### Task instructions
Return all the data below as it stands, minus the pictures.

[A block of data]
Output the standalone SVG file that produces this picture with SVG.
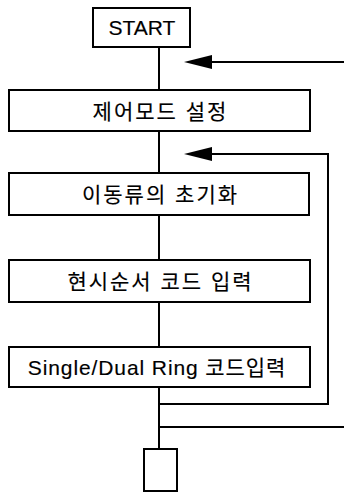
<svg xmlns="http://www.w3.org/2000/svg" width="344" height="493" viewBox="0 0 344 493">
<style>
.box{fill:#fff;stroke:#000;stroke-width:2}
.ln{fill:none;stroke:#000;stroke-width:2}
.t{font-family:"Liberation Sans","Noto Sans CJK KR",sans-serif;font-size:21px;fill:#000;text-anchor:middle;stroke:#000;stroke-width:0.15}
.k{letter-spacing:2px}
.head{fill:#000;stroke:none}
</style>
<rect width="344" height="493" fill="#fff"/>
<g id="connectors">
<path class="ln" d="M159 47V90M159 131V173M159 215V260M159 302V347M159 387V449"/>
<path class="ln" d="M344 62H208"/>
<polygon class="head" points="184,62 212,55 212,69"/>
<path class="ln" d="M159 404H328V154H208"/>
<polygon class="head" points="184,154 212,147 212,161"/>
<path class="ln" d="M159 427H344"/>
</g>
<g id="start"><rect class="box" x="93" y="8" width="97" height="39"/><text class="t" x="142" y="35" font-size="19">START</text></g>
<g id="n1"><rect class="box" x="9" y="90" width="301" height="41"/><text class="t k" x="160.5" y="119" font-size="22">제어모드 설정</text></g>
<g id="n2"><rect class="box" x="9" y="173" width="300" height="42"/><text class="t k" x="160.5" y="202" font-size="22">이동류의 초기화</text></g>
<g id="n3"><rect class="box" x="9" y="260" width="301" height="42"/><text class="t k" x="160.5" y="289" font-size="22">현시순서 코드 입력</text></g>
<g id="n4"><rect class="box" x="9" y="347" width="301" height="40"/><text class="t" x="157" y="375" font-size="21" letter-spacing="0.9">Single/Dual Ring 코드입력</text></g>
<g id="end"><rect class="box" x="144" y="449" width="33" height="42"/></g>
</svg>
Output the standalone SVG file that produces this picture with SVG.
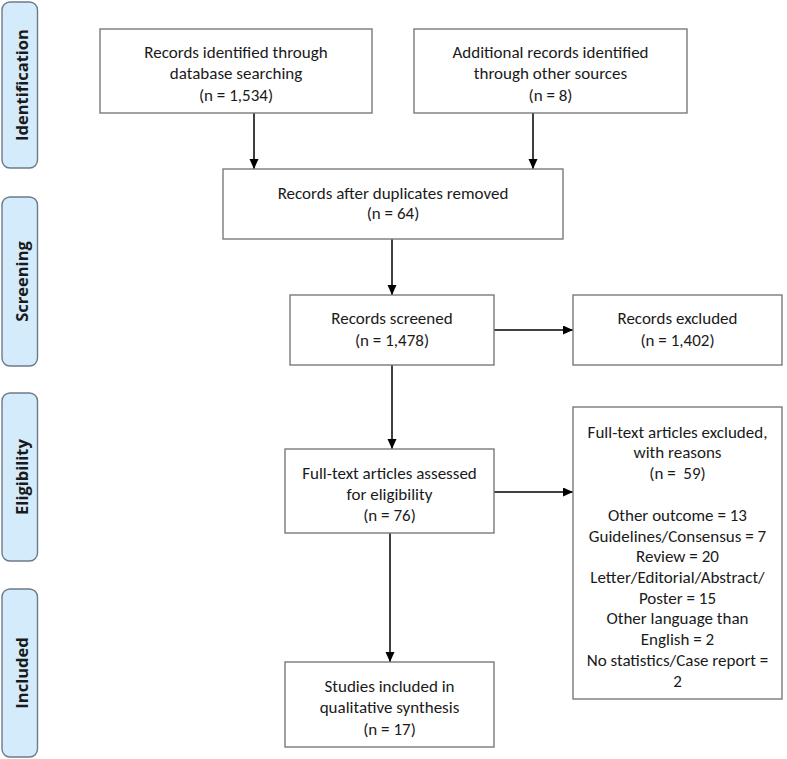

### Completed task
Output the standalone SVG file that produces this picture with SVG.
<svg xmlns="http://www.w3.org/2000/svg" width="344" height="493" viewBox="0 0 344 493">
<style>
.box{fill:#fff;stroke:#000;stroke-width:2}
.ln{fill:none;stroke:#000;stroke-width:2}
.t{font-family:"Liberation Sans","Noto Sans CJK KR",sans-serif;font-size:21px;fill:#000;text-anchor:middle;stroke:#000;stroke-width:0.15}
.k{letter-spacing:2px}
.head{fill:#000;stroke:none}
</style>
<rect width="344" height="493" fill="#fff"/>
<g id="connectors">
<path class="ln" d="M159 47V90M159 131V173M159 215V260M159 302V347M159 387V449"/>
<path class="ln" d="M344 62H208"/>
<polygon class="head" points="184,62 212,55 212,69"/>
<path class="ln" d="M159 404H328V154H208"/>
<polygon class="head" points="184,154 212,147 212,161"/>
<path class="ln" d="M159 427H344"/>
</g>
<g id="start"><rect class="box" x="93" y="8" width="97" height="39"/><text class="t" x="142" y="35" font-size="19">START</text></g>
<g id="n1"><rect class="box" x="9" y="90" width="301" height="41"/><text class="t k" x="160.5" y="119" font-size="22">제어모드 설정</text></g>
<g id="n2"><rect class="box" x="9" y="173" width="300" height="42"/><text class="t k" x="160.5" y="202" font-size="22">이동류의 초기화</text></g>
<g id="n3"><rect class="box" x="9" y="260" width="301" height="42"/><text class="t k" x="160.5" y="289" font-size="22">현시순서 코드 입력</text></g>
<g id="n4"><rect class="box" x="9" y="347" width="301" height="40"/><text class="t" x="157" y="375" font-size="21" letter-spacing="0.9">Single/Dual Ring 코드입력</text></g>
<g id="end"><rect class="box" x="144" y="449" width="33" height="42"/></g>
</svg>
Output the standalone SVG file that produces this picture with SVG.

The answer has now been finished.